Anonymous wrote:I agree with other PPs. It's not even the acts themselves (although the "hand in the butt" is certainly more concerning). It's the persistence, the secretiveness, the reactions and certainly the other red flags in the family you observed.
Definitely do two things-- 1) talk to the mom and 2) TRY not to freak your own kid out about this. Definitely reinforce that we don't do these things, but try to keep it on the level of other things we don't allow... while also bringing up bodily autonomy, private parts, etc in unrelated discussions. Just don't want him to feel like damaged goods or that this is something so shameful (esp on his own part) that he should avoid telling you about it lest he "get in trouble" or upset you.
Anonymous wrote:I think there are a few pervs on this board acting like this play is normal, it is not.
Anonymous wrote:I think there are a few pervs on this board acting like this play is normal, it is not.
Anonymous wrote:Anonymous wrote:Anonymous wrote:Thank you guys so much. I knew this wasn't normal, husband didn't think it was either, but I was scared maybe it was I and shouldn't worry mom with my overreaction.
First pp, I'm not sure if my son even said no to know if it was respected or not. And now I don't want to keep bringing it up to refresh it in his mind. :/
Do you think I should wait until her husband is home, which is a couple weeks, so as not to give her additional stress? I don't want to push her over the edge with worry, but I also feel like addressing it now might not make it seem like it's totally the worst thing in the world.
I don't think you need to wait. If it was my child, I'd want to know.
This! Please tell the other mother. We had a little girl come over to our house for a play date a few years ago, who talked my daughter into basically playing striptease while the other one filmed them on an iPad, something like girls gone wild. I was horrified when I saw it. We called the other mother. It turned out the girls older brother's friends had taught a 7 yr old how to do that, and one had been touching her. Who knows how much longer it would have been going on if we hadn't said anything. The other mother was very grateful.
Anonymous wrote:Anonymous wrote:OP I dont' think its normal either. My concern would be whether or not confronting the other mom will backfire on you. It sounds like there is a chance it could danger your friendship with her and her family. It's a tough situation, but it sounds like you need to decide whether its worth it to speak up.
If you decided you don't want to be the person to discuss this with the other mom, then I would definitely create some space between the boys. Limited, supervised playdates. Create rules where they are not allowed to be alone unsupervised.. and keep their time together short. If it were me, that's probably what I would do. It may seem passive aggressive, but it could become very uncomfortable and sour relationships, (possibly reputations if this other mom takes it personally and wants revenge).. sorry this happened..

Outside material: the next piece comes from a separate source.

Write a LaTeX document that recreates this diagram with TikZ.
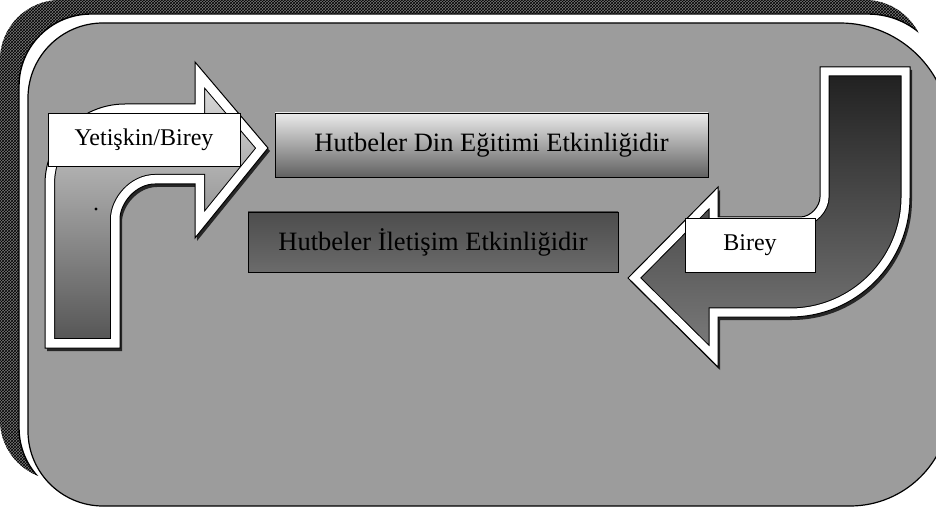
\documentclass[tikz,border=0pt]{standalone}
\usepackage{fontspec}
\setmainfont{Liberation Serif}
\usetikzlibrary{patterns}
\definecolor{bggray}{RGB}{156,156,156}
\definecolor{hatchbase}{RGB}{120,120,120}
\tikzset{
  lbox/.style={draw=black, line width=0.8pt, fill=white, inner sep=0pt, font=\fontsize{24}{28}\selectfont, text=black},
  barbox/.style={draw=black, line width=0.8pt, inner sep=0pt, font=\fontsize{26.5}{30}\selectfont, text=black},
  arrowedge/.style={draw=black, line width=1pt, line join=miter},
  arrowshadow/.style={fill=black!85, shift={(2,3)}},
}
\def\leftarrowpath{(45,348) -- (45,184) .. controls (45,139.8) and (80.8,104) .. (125,104) -- (195,104) -- (195,62) -- (268,148) -- (195,238) -- (195,184) -- (155,184) .. controls (135.7,184) and (120,203.3) .. (120,219) -- (120,348) -- cycle}
\def\rightarrowpath{(820,67) -- (910,67) -- (910,197) .. controls (910,263.2) and (856.2,317) .. (790,317) -- (718,317) -- (718,367) -- (628,278) -- (718,187) -- (718,217) -- (800,217) .. controls (811,217) and (820,206) .. (820,197) -- cycle}
\def\hatchpath{[rounded corners=60pt] (0,0) rectangle (925,480)}
\def\ringpath{(91,14) -- (868,14) .. controls (912.2,14) and (948,49.8) .. (948,94) -- (948,500) -- (91,500) .. controls (51.3,500) and (19,467.7) .. (19,428) -- (19,86) .. controls (19,46.3) and (51.3,14) .. (91,14) -- cycle}
\def\panelpath{(103,23) -- (840,23) .. controls (900.7,23) and (950,72.3) .. (950,133) -- (950,406) .. controls (950,461.2) and (905.2,506) .. (850,506) -- (103,506) .. controls (61.6,506) and (28,472.4) .. (28,431) -- (28,98) .. controls (28,56.6) and (61.6,23) .. (103,23) -- cycle}
\begin{document}
\begin{tikzpicture}[x=1pt,y=-1pt]
\useasboundingbox (0,0) rectangle (936,510);
\clip (0,0) rectangle (936,510);
\fill[white] (0,0) rectangle (936,510);
% outer hatched frame
\fill[hatchbase] \hatchpath;
\fill[pattern=crosshatch, pattern color=black] \hatchpath;
\fill[white] \ringpath;
\begin{scope}
  \clip \hatchpath;
  \draw[black, line width=1.4pt] \ringpath;
\end{scope}
% inner textured panel
\filldraw[fill=bggray, draw=black, line width=1.2pt] \panelpath;
% left bent arrow
\fill[arrowshadow] \leftarrowpath;
\begin{scope}
  \clip \leftarrowpath;
  \shade[top color=black!10, bottom color=black!68] \leftarrowpath;
  \draw[black, line width=20pt, line join=miter] \leftarrowpath;
  \draw[white, line width=18pt, line join=miter] \leftarrowpath;
\end{scope}
\draw[arrowedge] \leftarrowpath;
% right U-turn arrow
\fill[arrowshadow] \rightarrowpath;
\begin{scope}
  \clip \rightarrowpath;
  \shade[top color=black!88, bottom color=black!50] \rightarrowpath;
  \draw[black, line width=19pt, line join=miter] \rightarrowpath;
  \draw[white, line width=17pt, line join=miter] \rightarrowpath;
\end{scope}
\draw[arrowedge] \rightarrowpath;
% small dot
\fill[black] (96,209) circle (1.6pt);
% bars
\node[barbox, minimum width=433pt, minimum height=64pt, top color=black!8, bottom color=black!62] (bar1) at (491.5,145) {Hutbeler Din Eğitimi Etkinliğidir};
\node[barbox, minimum width=370pt, minimum height=60pt, top color=black!70, bottom color=black!58] (bar2) at (433,242) {Hutbeler İletişim Etkinliğidir};
% labels
\node[lbox, minimum width=192pt, minimum height=53pt] (yb) at (144,139.5) {Yetişkin/Birey};
\node[lbox, minimum width=130pt, minimum height=54pt] (birey) at (750,245) {Birey};
\end{tikzpicture}
\end{document}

The friendship be damned. Your child's safety comes first. Always. Always. Always. It is absolutely worth it to speak up. Just make the message as caring and concerned as possible for Alex while being direct.
Anonymous wrote:All of these "this seems normal, my kids look at each other's ding dongs" never seem to mention the kids STICKING THEIR HAND UP EACH OTHER'S BUTT.

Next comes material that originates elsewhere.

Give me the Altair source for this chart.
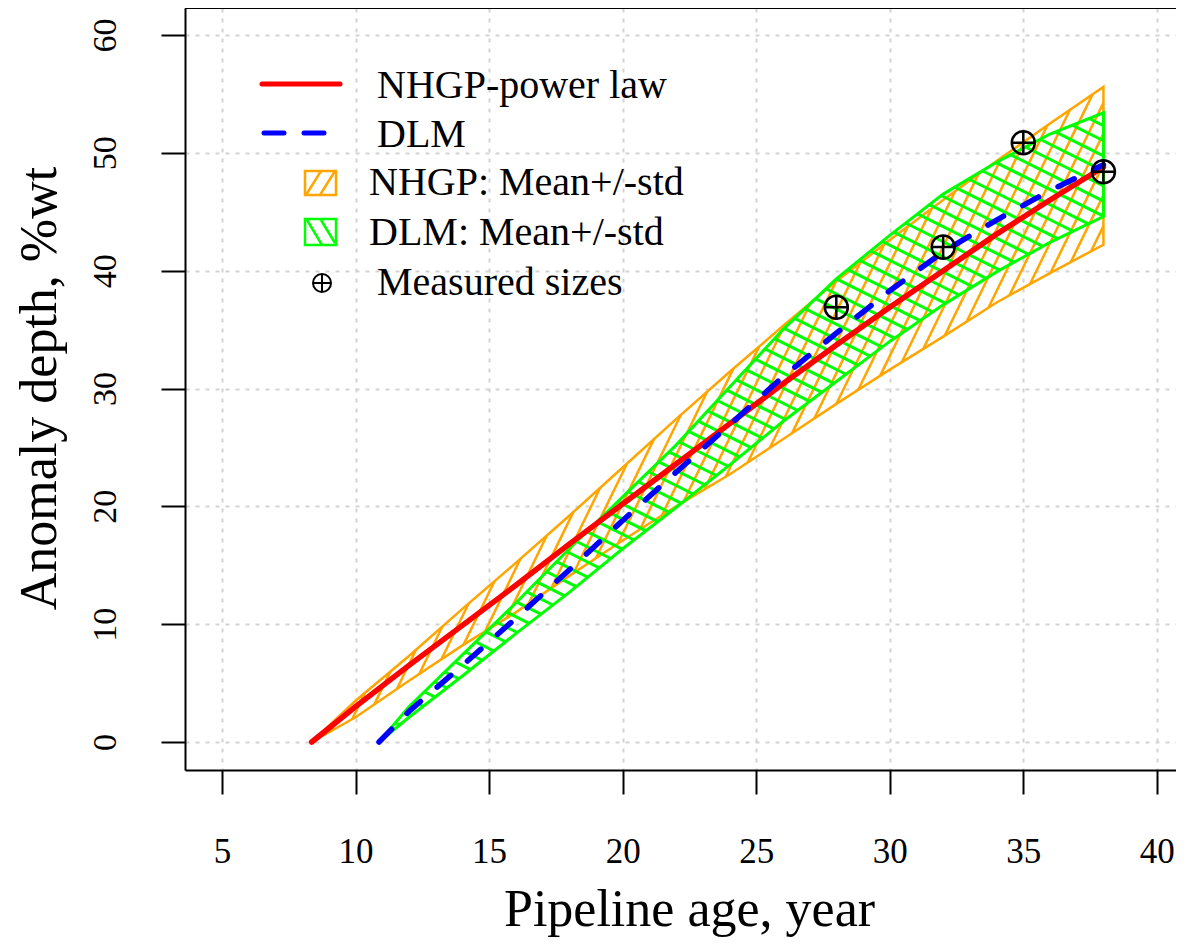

Naked wrestling with your brothers, normal
having some kid trap you in a closet so he can kiss you and anally probe you, NOT NORMAL
Anonymous wrote:Anonymous wrote:I played doctor with an opposite sex friend at that age. It seemed normal. The anus thing is the weird part. I don't think kids are usually interested in anal sex or sodomy. It's the gross thing for kids.
Do any of you have preschool boys? Our 3 boys are the worst combination of gross, uninhibited and curious at ages 1,3 and 5 respectively, and at one point were doing "sword fights" without swords in the tub while one kept score. Farting on each other is an expression of love, and so is calling out excitedly from the bathroom when they make a particular long poop, or one that is shaped like a letter (it's usually "S". Obviously). Naked wrestling matches are so much more fun than with clothes on for these 3.
With that being said, I do agree it's a completely different thing for an unrelated boy that doesn't share that level of closeness to do those things.
plus 1Anonymous wrote:I actually don't find the specific acts to be that disturbing and explored similar things with other boys at that age, despite none of the kids involved having been abused (to the best of my knowledge).
What I do find worrying is that the other boy seemed very focused on it while your son was indicating discomfort. It doesn't sound like mutual curiosity.